### [Task to complete]
Write out each line of the material again, word for word.
[start of Supplied material]
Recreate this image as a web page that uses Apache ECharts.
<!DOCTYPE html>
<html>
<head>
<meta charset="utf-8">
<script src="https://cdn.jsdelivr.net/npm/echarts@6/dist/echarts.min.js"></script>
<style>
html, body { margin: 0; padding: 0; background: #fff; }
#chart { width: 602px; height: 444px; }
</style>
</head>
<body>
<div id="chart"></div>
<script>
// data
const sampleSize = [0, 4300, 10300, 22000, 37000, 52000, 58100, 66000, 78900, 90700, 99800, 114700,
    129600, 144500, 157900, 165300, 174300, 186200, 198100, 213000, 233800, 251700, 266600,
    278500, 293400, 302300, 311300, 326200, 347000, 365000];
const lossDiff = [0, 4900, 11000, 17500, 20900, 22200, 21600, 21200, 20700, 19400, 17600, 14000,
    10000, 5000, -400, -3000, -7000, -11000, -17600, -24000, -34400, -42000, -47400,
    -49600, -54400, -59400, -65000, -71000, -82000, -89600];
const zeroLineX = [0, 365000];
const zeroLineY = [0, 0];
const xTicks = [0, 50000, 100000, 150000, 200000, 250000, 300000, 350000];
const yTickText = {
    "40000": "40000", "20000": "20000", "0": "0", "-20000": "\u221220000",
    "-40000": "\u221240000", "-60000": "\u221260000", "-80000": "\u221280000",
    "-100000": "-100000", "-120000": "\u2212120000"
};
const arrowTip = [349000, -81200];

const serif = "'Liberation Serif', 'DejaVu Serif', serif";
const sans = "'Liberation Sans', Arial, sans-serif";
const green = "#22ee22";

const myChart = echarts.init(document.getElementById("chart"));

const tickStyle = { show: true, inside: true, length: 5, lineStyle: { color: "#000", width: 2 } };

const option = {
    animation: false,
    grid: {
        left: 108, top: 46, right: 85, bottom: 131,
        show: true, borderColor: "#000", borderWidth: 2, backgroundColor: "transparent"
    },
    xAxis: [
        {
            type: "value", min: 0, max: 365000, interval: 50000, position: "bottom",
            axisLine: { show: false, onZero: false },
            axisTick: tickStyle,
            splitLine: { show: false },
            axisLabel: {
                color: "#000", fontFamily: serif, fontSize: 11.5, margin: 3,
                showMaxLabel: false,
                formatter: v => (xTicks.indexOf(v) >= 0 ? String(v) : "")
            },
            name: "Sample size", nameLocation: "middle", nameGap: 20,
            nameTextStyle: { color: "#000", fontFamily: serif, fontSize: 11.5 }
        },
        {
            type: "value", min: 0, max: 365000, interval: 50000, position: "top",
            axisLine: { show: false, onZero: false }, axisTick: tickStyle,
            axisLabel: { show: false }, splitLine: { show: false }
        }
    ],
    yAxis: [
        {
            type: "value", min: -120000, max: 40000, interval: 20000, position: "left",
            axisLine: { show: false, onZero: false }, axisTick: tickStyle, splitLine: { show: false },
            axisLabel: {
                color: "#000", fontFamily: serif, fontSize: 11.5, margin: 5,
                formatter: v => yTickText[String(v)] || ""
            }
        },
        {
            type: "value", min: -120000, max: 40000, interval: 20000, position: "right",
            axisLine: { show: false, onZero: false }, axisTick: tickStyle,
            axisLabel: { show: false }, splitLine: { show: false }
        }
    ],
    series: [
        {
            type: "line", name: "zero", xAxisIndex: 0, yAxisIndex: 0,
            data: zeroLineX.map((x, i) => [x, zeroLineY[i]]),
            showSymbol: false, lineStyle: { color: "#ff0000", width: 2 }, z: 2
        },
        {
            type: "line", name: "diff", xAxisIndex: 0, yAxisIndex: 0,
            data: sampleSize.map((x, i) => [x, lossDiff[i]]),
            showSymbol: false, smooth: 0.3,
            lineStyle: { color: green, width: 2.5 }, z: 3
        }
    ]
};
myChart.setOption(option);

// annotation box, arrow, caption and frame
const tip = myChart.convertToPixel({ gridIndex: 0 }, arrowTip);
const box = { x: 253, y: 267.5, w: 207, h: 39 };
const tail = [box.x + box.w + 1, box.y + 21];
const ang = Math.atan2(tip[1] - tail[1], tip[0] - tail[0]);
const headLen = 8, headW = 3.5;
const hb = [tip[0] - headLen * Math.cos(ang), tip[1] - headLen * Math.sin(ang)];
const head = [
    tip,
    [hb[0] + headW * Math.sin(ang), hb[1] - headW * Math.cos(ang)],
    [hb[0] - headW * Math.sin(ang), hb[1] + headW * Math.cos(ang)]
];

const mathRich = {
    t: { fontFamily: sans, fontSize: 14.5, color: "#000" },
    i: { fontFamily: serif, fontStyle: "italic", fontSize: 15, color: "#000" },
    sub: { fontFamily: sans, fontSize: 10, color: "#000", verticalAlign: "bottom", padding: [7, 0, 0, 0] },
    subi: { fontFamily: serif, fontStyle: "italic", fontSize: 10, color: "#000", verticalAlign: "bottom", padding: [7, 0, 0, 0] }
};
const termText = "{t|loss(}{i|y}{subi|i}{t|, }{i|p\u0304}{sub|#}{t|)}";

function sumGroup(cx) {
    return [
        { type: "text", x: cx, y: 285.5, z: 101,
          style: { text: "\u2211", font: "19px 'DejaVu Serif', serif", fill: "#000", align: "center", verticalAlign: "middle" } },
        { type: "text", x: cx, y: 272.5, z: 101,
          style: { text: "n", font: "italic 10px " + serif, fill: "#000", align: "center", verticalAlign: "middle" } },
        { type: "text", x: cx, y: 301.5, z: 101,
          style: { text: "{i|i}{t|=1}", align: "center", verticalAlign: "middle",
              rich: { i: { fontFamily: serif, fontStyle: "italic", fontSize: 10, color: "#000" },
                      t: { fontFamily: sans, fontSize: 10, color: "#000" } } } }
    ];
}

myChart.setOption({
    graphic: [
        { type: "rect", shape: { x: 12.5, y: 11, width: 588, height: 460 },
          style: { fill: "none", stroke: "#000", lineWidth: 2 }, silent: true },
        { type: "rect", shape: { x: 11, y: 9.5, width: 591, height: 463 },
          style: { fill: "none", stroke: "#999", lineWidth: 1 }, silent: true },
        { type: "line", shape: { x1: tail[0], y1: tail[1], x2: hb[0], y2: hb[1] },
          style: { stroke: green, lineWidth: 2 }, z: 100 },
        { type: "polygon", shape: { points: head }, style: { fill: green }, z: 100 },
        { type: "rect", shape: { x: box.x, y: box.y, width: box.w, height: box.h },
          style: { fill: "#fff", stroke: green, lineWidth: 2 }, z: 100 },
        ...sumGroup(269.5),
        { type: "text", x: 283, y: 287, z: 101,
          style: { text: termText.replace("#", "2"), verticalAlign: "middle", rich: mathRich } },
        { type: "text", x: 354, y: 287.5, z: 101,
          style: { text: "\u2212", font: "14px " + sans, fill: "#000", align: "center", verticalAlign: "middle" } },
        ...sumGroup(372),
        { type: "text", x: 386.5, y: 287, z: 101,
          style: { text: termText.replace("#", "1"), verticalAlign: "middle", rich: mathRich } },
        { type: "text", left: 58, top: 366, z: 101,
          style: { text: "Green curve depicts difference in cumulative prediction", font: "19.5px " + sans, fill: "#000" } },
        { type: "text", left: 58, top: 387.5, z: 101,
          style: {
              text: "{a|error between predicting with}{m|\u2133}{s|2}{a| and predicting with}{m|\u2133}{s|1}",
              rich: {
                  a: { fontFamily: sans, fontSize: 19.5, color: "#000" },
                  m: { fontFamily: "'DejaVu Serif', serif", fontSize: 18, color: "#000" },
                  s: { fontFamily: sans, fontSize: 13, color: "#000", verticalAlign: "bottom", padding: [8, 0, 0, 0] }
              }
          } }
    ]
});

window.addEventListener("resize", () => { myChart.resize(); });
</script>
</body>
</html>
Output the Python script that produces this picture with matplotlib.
[end of Supplied material]
### [Solved exercise]
Recreate this image as a web page that uses Apache ECharts.
<!DOCTYPE html>
<html>
<head>
<meta charset="utf-8">
<script src="https://cdn.jsdelivr.net/npm/echarts@6/dist/echarts.min.js"></script>
<style>
html, body { margin: 0; padding: 0; background: #fff; }
#chart { width: 602px; height: 444px; }
</style>
</head>
<body>
<div id="chart"></div>
<script>
// data
const sampleSize = [0, 4300, 10300, 22000, 37000, 52000, 58100, 66000, 78900, 90700, 99800, 114700,
    129600, 144500, 157900, 165300, 174300, 186200, 198100, 213000, 233800, 251700, 266600,
    278500, 293400, 302300, 311300, 326200, 347000, 365000];
const lossDiff = [0, 4900, 11000, 17500, 20900, 22200, 21600, 21200, 20700, 19400, 17600, 14000,
    10000, 5000, -400, -3000, -7000, -11000, -17600, -24000, -34400, -42000, -47400,
    -49600, -54400, -59400, -65000, -71000, -82000, -89600];
const zeroLineX = [0, 365000];
const zeroLineY = [0, 0];
const xTicks = [0, 50000, 100000, 150000, 200000, 250000, 300000, 350000];
const yTickText = {
    "40000": "40000", "20000": "20000", "0": "0", "-20000": "\u221220000",
    "-40000": "\u221240000", "-60000": "\u221260000", "-80000": "\u221280000",
    "-100000": "-100000", "-120000": "\u2212120000"
};
const arrowTip = [349000, -81200];

const serif = "'Liberation Serif', 'DejaVu Serif', serif";
const sans = "'Liberation Sans', Arial, sans-serif";
const green = "#22ee22";

const myChart = echarts.init(document.getElementById("chart"));

const tickStyle = { show: true, inside: true, length: 5, lineStyle: { color: "#000", width: 2 } };

const option = {
    animation: false,
    grid: {
        left: 108, top: 46, right: 85, bottom: 131,
        show: true, borderColor: "#000", borderWidth: 2, backgroundColor: "transparent"
    },
    xAxis: [
        {
            type: "value", min: 0, max: 365000, interval: 50000, position: "bottom",
            axisLine: { show: false, onZero: false },
            axisTick: tickStyle,
            splitLine: { show: false },
            axisLabel: {
                color: "#000", fontFamily: serif, fontSize: 11.5, margin: 3,
                showMaxLabel: false,
                formatter: v => (xTicks.indexOf(v) >= 0 ? String(v) : "")
            },
            name: "Sample size", nameLocation: "middle", nameGap: 20,
            nameTextStyle: { color: "#000", fontFamily: serif, fontSize: 11.5 }
        },
        {
            type: "value", min: 0, max: 365000, interval: 50000, position: "top",
            axisLine: { show: false, onZero: false }, axisTick: tickStyle,
            axisLabel: { show: false }, splitLine: { show: false }
        }
    ],
    yAxis: [
        {
            type: "value", min: -120000, max: 40000, interval: 20000, position: "left",
            axisLine: { show: false, onZero: false }, axisTick: tickStyle, splitLine: { show: false },
            axisLabel: {
                color: "#000", fontFamily: serif, fontSize: 11.5, margin: 5,
                formatter: v => yTickText[String(v)] || ""
            }
        },
        {
            type: "value", min: -120000, max: 40000, interval: 20000, position: "right",
            axisLine: { show: false, onZero: false }, axisTick: tickStyle,
            axisLabel: { show: false }, splitLine: { show: false }
        }
    ],
    series: [
        {
            type: "line", name: "zero", xAxisIndex: 0, yAxisIndex: 0,
            data: zeroLineX.map((x, i) => [x, zeroLineY[i]]),
            showSymbol: false, lineStyle: { color: "#ff0000", width: 2 }, z: 2
        },
        {
            type: "line", name: "diff", xAxisIndex: 0, yAxisIndex: 0,
            data: sampleSize.map((x, i) => [x, lossDiff[i]]),
            showSymbol: false, smooth: 0.3,
            lineStyle: { color: green, width: 2.5 }, z: 3
        }
    ]
};
myChart.setOption(option);

// annotation box, arrow, caption and frame
const tip = myChart.convertToPixel({ gridIndex: 0 }, arrowTip);
const box = { x: 253, y: 267.5, w: 207, h: 39 };
const tail = [box.x + box.w + 1, box.y + 21];
const ang = Math.atan2(tip[1] - tail[1], tip[0] - tail[0]);
const headLen = 8, headW = 3.5;
const hb = [tip[0] - headLen * Math.cos(ang), tip[1] - headLen * Math.sin(ang)];
const head = [
    tip,
    [hb[0] + headW * Math.sin(ang), hb[1] - headW * Math.cos(ang)],
    [hb[0] - headW * Math.sin(ang), hb[1] + headW * Math.cos(ang)]
];

const mathRich = {
    t: { fontFamily: sans, fontSize: 14.5, color: "#000" },
    i: { fontFamily: serif, fontStyle: "italic", fontSize: 15, color: "#000" },
    sub: { fontFamily: sans, fontSize: 10, color: "#000", verticalAlign: "bottom", padding: [7, 0, 0, 0] },
    subi: { fontFamily: serif, fontStyle: "italic", fontSize: 10, color: "#000", verticalAlign: "bottom", padding: [7, 0, 0, 0] }
};
const termText = "{t|loss(}{i|y}{subi|i}{t|, }{i|p\u0304}{sub|#}{t|)}";

function sumGroup(cx) {
    return [
        { type: "text", x: cx, y: 285.5, z: 101,
          style: { text: "\u2211", font: "19px 'DejaVu Serif', serif", fill: "#000", align: "center", verticalAlign: "middle" } },
        { type: "text", x: cx, y: 272.5, z: 101,
          style: { text: "n", font: "italic 10px " + serif, fill: "#000", align: "center", verticalAlign: "middle" } },
        { type: "text", x: cx, y: 301.5, z: 101,
          style: { text: "{i|i}{t|=1}", align: "center", verticalAlign: "middle",
              rich: { i: { fontFamily: serif, fontStyle: "italic", fontSize: 10, color: "#000" },
                      t: { fontFamily: sans, fontSize: 10, color: "#000" } } } }
    ];
}

myChart.setOption({
    graphic: [
        { type: "rect", shape: { x: 12.5, y: 11, width: 588, height: 460 },
          style: { fill: "none", stroke: "#000", lineWidth: 2 }, silent: true },
        { type: "rect", shape: { x: 11, y: 9.5, width: 591, height: 463 },
          style: { fill: "none", stroke: "#999", lineWidth: 1 }, silent: true },
        { type: "line", shape: { x1: tail[0], y1: tail[1], x2: hb[0], y2: hb[1] },
          style: { stroke: green, lineWidth: 2 }, z: 100 },
        { type: "polygon", shape: { points: head }, style: { fill: green }, z: 100 },
        { type: "rect", shape: { x: box.x, y: box.y, width: box.w, height: box.h },
          style: { fill: "#fff", stroke: green, lineWidth: 2 }, z: 100 },
        ...sumGroup(269.5),
        { type: "text", x: 283, y: 287, z: 101,
          style: { text: termText.replace("#", "2"), verticalAlign: "middle", rich: mathRich } },
        { type: "text", x: 354, y: 287.5, z: 101,
          style: { text: "\u2212", font: "14px " + sans, fill: "#000", align: "center", verticalAlign: "middle" } },
        ...sumGroup(372),
        { type: "text", x: 386.5, y: 287, z: 101,
          style: { text: termText.replace("#", "1"), verticalAlign: "middle", rich: mathRich } },
        { type: "text", left: 58, top: 366, z: 101,
          style: { text: "Green curve depicts difference in cumulative prediction", font: "19.5px " + sans, fill: "#000" } },
        { type: "text", left: 58, top: 387.5, z: 101,
          style: {
              text: "{a|error between predicting with}{m|\u2133}{s|2}{a| and predicting with}{m|\u2133}{s|1}",
              rich: {
                  a: { fontFamily: sans, fontSize: 19.5, color: "#000" },
                  m: { fontFamily: "'DejaVu Serif', serif", fontSize: 18, color: "#000" },
                  s: { fontFamily: sans, fontSize: 13, color: "#000", verticalAlign: "bottom", padding: [8, 0, 0, 0] }
              }
          } }
    ]
});

window.addEventListener("resize", () => { myChart.resize(); });
</script>
</body>
</html>
Output the Python script that produces this picture with matplotlib.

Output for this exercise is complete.